The conversation took place early in 2024, a few months after the Oct. 7 Hamas attacks that killed 1,200 people in Israel. During his remarks at Harvard, Blinken said he wonders if there is more the U.S. could have done to protect Palestinians in Gaza. But he also called on people not to be “binary” in their thinking about the Middle East.
“Of course, for me, coulda-woulda-shoulda is something that will always be there when it comes to Gaza. It could not help but be given the level of human suffering,” said Blinken.
“But where did we start? We started with Oct. 7. We started with the most horrific massacre of Jews since the Holocaust,” Blinken added. “It’s very easy to say, ‘Oh, yeah, that’s a given.’ Except it wasn’t a given for Israelis and Israeli society. It became one for the rest of the world, but not for Israelis.”
Blinken was being interviewed by New York Times reporter David Sanger, who said that history books written about President Joe Biden will show his administration as “strongest on Ukraine and weakest on Gaza.”
Asked whether the Biden administration could have done things differently in Gaza to save lives, Blinken said, “Could we, should we have done things differently such that the suffering that people endured, the loss of the children you just listed and so many others could have been averted? The short answer is: Maybe yes.”
“We had to make judgments in real time about how to try to get to a better place. We made those judgments. People will make their own judgments about what we did and what we didn’t do,” said Blinken.
Despite the humanitarian crisis that emerged in Gaza, the U.S. pushed Israel to do more for Palestinians and to allow more aid into Gaza, Blinken said.
“That didn’t just happen. It happened because every single day we were on the Israelis to try to get assistance in, to open more crossing points, to flood the zone. They did that profoundly inadequately. They did that in ways that were not the way I would like to have seen it done, but we got some of that done,” said Blinken. “But yes, of course, you couldn’t be and I wouldn’t be human if I didn’t ask myself every day, could we have done things differently.”

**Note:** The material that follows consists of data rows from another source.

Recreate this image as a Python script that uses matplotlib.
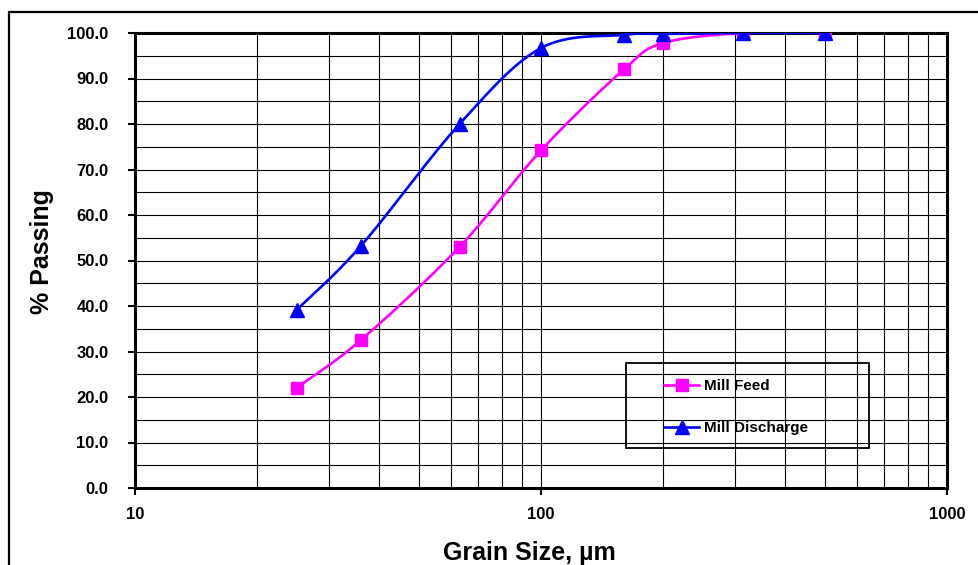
import numpy as np
import matplotlib
matplotlib.use("Agg")
import matplotlib.pyplot as plt
from matplotlib.patches import Rectangle
from matplotlib.ticker import FixedLocator, NullFormatter, FixedFormatter

plt.rcParams['font.family'] = ['Liberation Sans', 'DejaVu Sans']
plt.rcParams['font.weight'] = 'bold'

# Sieve sizes (µm) and cumulative percent passing
sizes = [25, 36, 63, 100, 160, 200, 315, 500]
mill_feed = [22.0, 32.5, 53.0, 74.2, 92.0, 97.8, 100.0, 100.0]
mill_discharge = [39.1, 53.2, 80.0, 96.7, 99.6, 99.8, 100.0, 100.0]

x_ticks = [10, 100, 1000]
x_tick_labels = ["10", "100", "1000"]
y_ticks = [0, 10, 20, 30, 40, 50, 60, 70, 80, 90, 100]

W, H = 979, 565
fig = plt.figure(figsize=(W / 100, H / 100), dpi=100)
ax_l, ax_r, ax_t, ax_b = 135, 947, 33, 488
aw, ah = ax_r - ax_l, ax_b - ax_t
ax = fig.add_axes([ax_l / W, (H - ax_b) / H, aw / W, ah / H])

# outer chart-area border
fig.patches.append(Rectangle((9 / W, -0.1), 1.2, (H - 12) / H + 0.1, transform=fig.transFigure,
                             fill=False, edgecolor='black', linewidth=1.6, zorder=0))


def smooth(xs, ys, n=40):
    """Bezier smoothing in log-x / linear-y space (spreadsheet-style smoothed line)."""
    px = np.log10(np.asarray(xs, float)) * 406.0
    py = np.asarray(ys, float) * 4.55
    P = np.column_stack([px, py])
    out = []
    m = len(P)
    for i in range(m - 1):
        p0 = P[i - 1] if i > 0 else P[i]
        p1, p2 = P[i], P[i + 1]
        p3 = P[i + 2] if i + 2 < m else P[i + 1]
        c1 = p1 + (p2 - p0) / 6.0
        c2 = p2 - (p3 - p1) / 6.0
        t = np.linspace(0, 1, n)[:, None]
        seg = ((1 - t) ** 3) * p1 + 3 * ((1 - t) ** 2) * t * c1 + 3 * (1 - t) * t ** 2 * c2 + t ** 3 * p2
        out.append(seg if i == 0 else seg[1:])
    S = np.vstack(out)
    return 10 ** (S[:, 0] / 406.0), S[:, 1] / 4.55


fx, fy = smooth(sizes, mill_feed)
dx, dy = smooth(sizes, mill_discharge)

pink = '#FF00FF'
blue = '#0000FF'
ax.plot(fx, fy, color=pink, linewidth=1.9, zorder=3)
ax.plot(sizes, mill_feed, linestyle='none', marker='s', markersize=8.5, color=pink, zorder=4)
ax.plot(dx, dy, color=blue, linewidth=1.9, zorder=5)
ax.plot(sizes, mill_discharge, linestyle='none', marker='^', markersize=9.5, color=blue, zorder=6)

# legend proxies
ax.plot([], [], color=pink, marker='s', markersize=8.5, linewidth=1.9, label='Mill Feed')
ax.plot([], [], color=blue, marker='^', markersize=9.5, linewidth=1.9, label='Mill Discharge')

ax.set_xscale('log')
ax.set_xlim(10, 1000)
ax.set_ylim(0, 100)

ax.xaxis.set_major_locator(FixedLocator(x_ticks))
ax.xaxis.set_major_formatter(FixedFormatter(x_tick_labels))
minor_x = [m * d for d in (10, 100) for m in range(2, 10)]
ax.xaxis.set_minor_locator(FixedLocator(minor_x))
ax.xaxis.set_minor_formatter(NullFormatter())
ax.set_yticks(y_ticks)
ax.set_yticklabels([f"{v:.1f}" for v in y_ticks])
ax.yaxis.set_minor_locator(FixedLocator(np.arange(5, 100, 10)))

ax.tick_params(axis='both', which='major', direction='out', length=5, width=1.5,
               labelsize=12, color='black')
ax.tick_params(axis='y', which='major', pad=14)
ax.tick_params(axis='x', which='major', pad=9)
ax.tick_params(which='minor', length=0)

ax.grid(True, which='both', color='black', linewidth=0.8, zorder=1)
ax.set_axisbelow(True)
for s in ax.spines.values():
    s.set_linewidth(2.2)
    s.set_color('black')

ax.set_xlabel('Grain Size, µm', fontsize=18, fontweight='bold')
ax.set_ylabel('% Passing', fontsize=18, fontweight='bold')
ax.xaxis.set_label_coords((529.5 - ax_l) / aw, (ax_b - 553) / ah)
ax.xaxis.label.set_verticalalignment('center')
ax.yaxis.set_label_coords((42 - ax_l) / aw, (ax_b - 251.5) / ah)
ax.yaxis.label.set_verticalalignment('center')

# legend frame and entries
ax.add_patch(Rectangle(((626 - ax_l) / aw, (ax_b - 448) / ah), 243 / aw, 85 / ah,
                       transform=ax.transAxes, fill=False, edgecolor='black', linewidth=1.3, zorder=7))
leg = ax.legend(loc='center left', bbox_to_anchor=((664 - ax_l) / aw, (ax_b - 407) / ah),
                frameon=False, fontsize=11, borderaxespad=0, borderpad=0,
                handlelength=2.3, handletextpad=0.3, labelspacing=1.85)
leg.set_zorder(8)

fig.savefig('out.png', dpi=100)
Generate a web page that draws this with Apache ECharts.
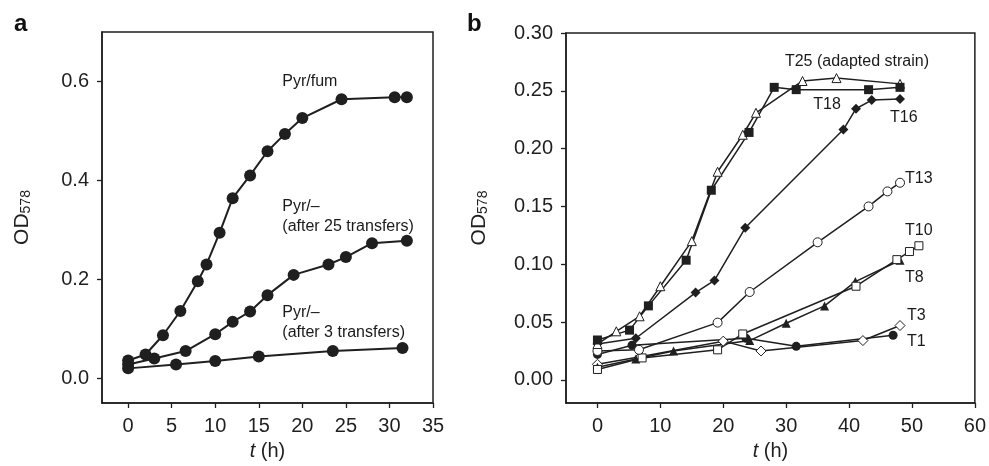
<!DOCTYPE html>
<html>
<head>
<meta charset="utf-8">
<script src="https://cdn.jsdelivr.net/npm/echarts@6/dist/echarts.min.js"></script>
<style>
html, body { margin: 0; padding: 0; background: #fff; }
#main { width: 989px; height: 466px; }
</style>
</head>
<body>
<div id="main"></div>
<script>
// panel a: OD578 vs time (h)
var fumT  = [0, 2, 4, 6, 8, 9, 10.5, 12, 14, 16, 18, 20, 24.5, 30.6, 32];
var fumOD = [0.036, 0.048, 0.087, 0.136, 0.196, 0.230, 0.294, 0.364, 0.410, 0.459, 0.494, 0.526, 0.564, 0.568, 0.568];
var p25T  = [0, 3, 6.6, 10, 12, 14, 16, 19, 23, 25, 28, 32];
var p25OD = [0.028, 0.040, 0.055, 0.089, 0.114, 0.135, 0.168, 0.209, 0.230, 0.245, 0.273, 0.278];
var p3T   = [0, 5.5, 10, 15, 23.5, 31.5];
var p3OD  = [0.020, 0.028, 0.035, 0.044, 0.055, 0.061];

// panel b: transfers T1..T25
var t25T  = [0, 3, 6.7, 10, 15, 19.1, 23.1, 25.2, 32.6, 38, 48.1];
var t25OD = [0.031, 0.042, 0.055, 0.081, 0.120, 0.180, 0.212, 0.231, 0.2585, 0.261, 0.256];
var t18T  = [0, 5.1, 8.1, 14.1, 18.1, 24.1, 28.1, 31.6, 43.1, 48.1];
var t18OD = [0.0345, 0.043, 0.064, 0.1035, 0.164, 0.214, 0.253, 0.251, 0.251, 0.253];
var t16T  = [0, 6.1, 15.6, 18.6, 23.5, 39.1, 41.1, 43.6, 48.1];
var t16OD = [0.031, 0.036, 0.0755, 0.086, 0.1315, 0.2165, 0.2345, 0.242, 0.243];
var t13T  = [0, 6.6, 19.1, 24.2, 35, 43.1, 46.1, 48.1];
var t13OD = [0.025, 0.026, 0.0495, 0.076, 0.119, 0.150, 0.163, 0.1705];
var t10T  = [0, 7.1, 19.1, 23.1, 41.1, 47.6, 49.6, 51.1];
var t10OD = [0.009, 0.019, 0.026, 0.0397, 0.081, 0.104, 0.111, 0.116];
var t8T   = [0, 6.1, 12.1, 24.2, 30, 36.1, 41, 48.1];
var t8OD  = [0.011, 0.018, 0.025, 0.034, 0.049, 0.064, 0.085, 0.1035];
var t3T   = [0, 6.8, 20, 26, 42.2, 48.1];
var t3OD  = [0.0135, 0.020, 0.0335, 0.025, 0.034, 0.047];
var t1T   = [0, 5.5, 23.6, 31.6, 47];
var t1OD  = [0.022, 0.030, 0.036, 0.029, 0.0386];

// tick labels
var xTicksA = [0, 5, 10, 15, 20, 25, 30, 35];
var yTicksA = [0, 0.2, 0.4, 0.6];
var xTicksB = [0, 10, 20, 30, 40, 50, 60];
var yTicksB = [0, 0.05, 0.10, 0.15, 0.20, 0.25, 0.30];

// curve labels (anchor in data units, text)
var notesA = [
	[17.7, 0.599, 'Pyr/fum'],
	[17.7, 0.327, 'Pyr/–\n(after 25 transfers)'],
	[17.7, 0.113, 'Pyr/–\n(after 3 transfers)']
];
var notesB = [
	[29.8, 0.275, 'T25 (adapted strain)'],
	[34.3, 0.238, 'T18'],
	[46.5, 0.227, 'T16'],
	[48.9, 0.1737, 'T13'],
	[48.9, 0.129, 'T10'],
	[48.9, 0.0887, 'T8'],
	[49.2, 0.056, 'T3'],
	[49.2, 0.0329, 'T1']
];

var ink = '#1f1f1f';
var font = '"Liberation Sans", Arial, Helvetica, sans-serif';

function zip(xs, ys) {
	var out = [];
	for (var i = 0; i < xs.length; i++) {
		out.push([xs[i], ys[i]]);
	}
	return out;
}

function curve(idx, xs, ys, symbol, size, open, width) {
	return {
		type: 'line',
		xAxisIndex: idx,
		yAxisIndex: idx,
		data: zip(xs, ys),
		symbol: symbol,
		symbolSize: size,
		showAllSymbol: true,
		animation: false,
		lineStyle: { color: ink, width: width },
		itemStyle: {
			color: open ? '#fff' : ink,
			borderColor: ink,
			borderWidth: open ? 1 : 0
		},
		emphasis: { disabled: true }
	};
}

function notes(idx, list) {
	return {
		type: 'scatter',
		xAxisIndex: idx,
		yAxisIndex: idx,
		symbolSize: 0,
		silent: true,
		animation: false,
		z: 5,
		data: list.map(function (n) { return { value: [n[0], n[1]], name: n[2] }; }),
		label: {
			show: true,
			position: 'right',
			distance: 0,
			formatter: '{b}',
			color: '#1a1a1a',
			opacity: 1,
			textBorderWidth: 0,
			fontFamily: font,
			fontSize: 16,
			lineHeight: 20,
			align: 'left'
		}
	};
}

function xAxis(idx, min, max, ticks) {
	return {
		type: 'value',
		gridIndex: idx,
		min: min,
		max: max,
		name: '{i|t} (h)',
		nameLocation: 'middle',
		nameGap: 38,
		nameTextStyle: {
			color: ink, fontFamily: font, fontSize: 20,
			rich: { i: { fontStyle: 'italic', color: ink, fontFamily: font, fontSize: 20 } }
		},
		axisLine: { show: true, onZero: false, lineStyle: { color: ink, width: 1.5 } },
		axisTick: { show: true, length: 5, customValues: ticks, lineStyle: { color: ink, width: 1.3 } },
		axisLabel: { customValues: ticks, margin: 13, color: ink, fontFamily: font, fontSize: 20 },
		splitLine: { show: false }
	};
}

function yAxis(idx, min, max, ticks, digits, gap) {
	return {
		type: 'value',
		gridIndex: idx,
		min: min,
		max: max,
		name: '{o|OD}{s|578}',
		nameLocation: 'middle',
		nameGap: gap,
		nameRotate: 90,
		nameTextStyle: {
			rich: {
				o: { fontSize: 21, lineHeight: 21, verticalAlign: 'top', padding: [0, 0, 6, 0], color: ink, fontFamily: font },
				s: { fontSize: 14, lineHeight: 14, verticalAlign: 'bottom', color: ink, fontFamily: font }
			}
		},
		axisLine: { show: true, onZero: false, lineStyle: { color: ink, width: 1.5 } },
		axisTick: { show: true, length: 5, customValues: ticks, lineStyle: { color: ink, width: 1.3 } },
		axisLabel: {
			customValues: ticks,
			margin: 13,
			color: ink,
			fontFamily: font,
			fontSize: 20,
			formatter: function (v) { return v.toFixed(digits); }
		},
		splitLine: { show: false }
	};
}

var chart = echarts.init(document.getElementById('main'), null, { renderer: 'canvas' });
var option = {
	backgroundColor: '#fff',
	animation: false,
	title: [
		{ text: 'a', left: 9, top: 7, textStyle: { fontFamily: font, fontSize: 24, fontWeight: 'bold', color: '#111' } },
		{ text: 'b', left: 462, top: 7, textStyle: { fontFamily: font, fontSize: 24, fontWeight: 'bold', color: '#111' } }
	],
	grid: [
		{ left: 102, top: 32, width: 331, height: 373, show: true, borderColor: ink, borderWidth: 1.5, backgroundColor: 'transparent' },
		{ left: 566, top: 33, width: 410, height: 372, show: true, borderColor: ink, borderWidth: 1.5, backgroundColor: 'transparent' }
	],
	xAxis: [
		xAxis(0, -3, 35, xTicksA),
		xAxis(1, -5, 60, xTicksB)
	],
	yAxis: [
		yAxis(0, -0.05, 0.7, yTicksA, 1, 69),
		yAxis(1, -0.02, 0.30, yTicksB, 2, 76)
	],
	series: [
		curve(0, p3T, p3OD, 'circle', 12, false, 2),
		curve(0, p25T, p25OD, 'circle', 12, false, 2),
		curve(0, fumT, fumOD, 'circle', 12, false, 2),
		notes(0, notesA),

		curve(1, t1T, t1OD, 'circle', 9, false, 1.5),
		curve(1, t3T, t3OD, 'diamond', 10, true, 1.5),
		curve(1, t8T, t8OD, 'triangle', 9, false, 1.5),
		curve(1, t10T, t10OD, 'rect', 8, true, 1.5),
		curve(1, t13T, t13OD, 'circle', 9, true, 1.5),
		curve(1, t16T, t16OD, 'diamond', 10, false, 1.5),
		curve(1, t25T, t25OD, 'triangle', 9, true, 1.5),
		curve(1, t18T, t18OD, 'rect', 9, false, 1.5),
		notes(1, notesB)
	]
};
chart.setOption(option);
</script>
</body>
</html>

Blinken said that the trauma Israelis experienced after Oct. 7 was so severe that Israel’s war in Gaza would have continued, even without American support — and that cutting off American weapons sales to Israel may have actually lengthened the war.
“Cutting off arms, sure, that was an option. But I don’t actually believe that at least in the near term, it would have changed things,” said Blinken. “I also believe it would have led to an even wider war as Israel’s enemies, and they were multiple, jumped in, and that only would have extended the war in Gaza, not ended the war in Gaza.”
The main focus of the Biden administration, according to Blinken, was to reach a ceasefire, “with hostages coming out and with aid going in.” He acknowledged the pain of people who were angry about the situation in Gaza, but questioned why so little anger was directed at Hamas.
“I empathize with people who felt this so deeply,” said Blinken. “I do remain with a question in my mind about why barely a word was spoken in all those months about Hamas, which was an actor too, and is responsible for so much of what happened.”